US, Swiss ask for delay in UBS secrecy case
The U.S. and Swiss governments and banking giant UBS AG indicated Sunday they were seeking a settlement and asked a federal judge to delay high-stakes hearings on the Internal Revenue Service's effort to identify thousands of suspected American tax evaders.
The one-page motion, filed in Miami less than 24 hours before the hearings were to begin Monday, said postponement is needed "to allow the two governments to continue their discussions seeking a resolution of this matter."
Unless a deal is reached beforehand, the filing asks that the hearing be rescheduled for Aug. 3.
U.S. District Judge Alan S. Gold did not immediately rule on the request, but judges routinely allow parties in civil cases extra time to settle out of court.
In a statement, the U.S. Justice Department said any agreement would have to require that UBS provide "information on a significant number of individuals with UBS accounts."
"If an alternative resolution is not reached, the Department of Justice will continue to vigorously pursue enforcement of the summons through the court," the statement said.
The case seeking the identities of some 52,000 wealthy American clients suspected of hiding $15 billion at UBS has already sent shock waves through the international banking system.
Bankers fear a ruling against UBS would disrupt cross-border commerce, force people to withdraw huge sums of money from financial entities with offshore offices and play havoc with international tax treaties.

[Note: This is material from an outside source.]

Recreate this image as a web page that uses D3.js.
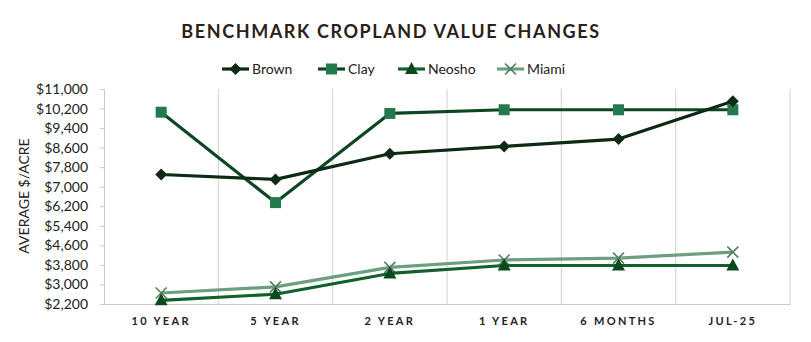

Experts say some other foreign banks are asking American clients to close out accounts for fear they may be targeted next.
"The precedent this case may set is of immediate relevance to all financial institutions with global operations," the Institute of International Bankers and other financial organizations said in a recent court filing.
The UBS case has persuaded hundreds of taxpayers with offshore accounts to come clean with the IRS under a voluntary disclosure program. The program allows most people to pay a fine and back taxes without facing criminal prosecution, said tax attorney Robert McKenzie with the Arnstein & Lehr firm.
"The IRS would like to continue the specter of fear that this UBS case has created," McKenzie said. "This strategy is working. The level of calls I'm receiving is picking up, not going down."
UBS, which previously admitted wrongdoing in a more limited U.S. tax case, is resisting turning over the names that have been protected by centuries-old Swiss bank secrecy laws.
"Honoring the IRS summons would require UBS to violate Swiss criminal law, and we simply cannot comply," said Oswald Gruebel, UBS chief executive officer, in a letter to bank offices worldwide. "This matter should be resolved between governments according to established frameworks."
The Swiss government escalated the dispute last week by threatening to block release of the UBS account names if Gold rules for the IRS.
One of Europe's biggest banks, UBS has about 34,000 permanent and contract employees at 381 locations in the U.S., according to the company.
The IRS in February filed what are called "John Doe summonses" seeking U.S. taxpayer identities from UBS, shortly after the Zurich-based bank reached a deferred prosecution agreement with the Justice Department over its tax evasion practices. UBS agreed then to identify 300 people — some of whom are now facing criminal charges — and admitted it wrongly used sham offshore entities, false paperwork and questionable client recruitment.
UBS also paid a $780 million penalty.
"Until its activities were discovered, UBS — on U.S. soil — regularly violated U.S. law, and actively helped its customers violate U.S. law," said Justice Department tax attorney Stuart Gibson, the lead U.S. lawyer on the case.
The 300 names were released under an exception to Swiss banking secrecy law when clients deliberately defrauded tax authorities, as opposed to failing to declare all assets.
Abusive tax shelters and hidden offshore accounts cost the U.S. government an estimated $100 billion a year in lost tax revenue, according to Sen. Carl Levin, D-Mich., chairman of the Senate Permanent Subcommittee on Investigations.
The Justice Department has brought several other UBS-related tax cases in South Florida, including a November 2008 indictment charging former bank executive Raoul Weil with conspiring to defraud the government. Weil, who ran UBS cross-border and private banking operations, is a fugitive living in Switzerland, and his lawyer has insisted he is innocent.
In June 2008, former UBS banker Bradley Birkenfeld pleaded guilty to a similar charge — he helped a California billionaire evade taxes — and has been cooperating extensively with federal prosecutors and the IRS. He has not yet been sentenced.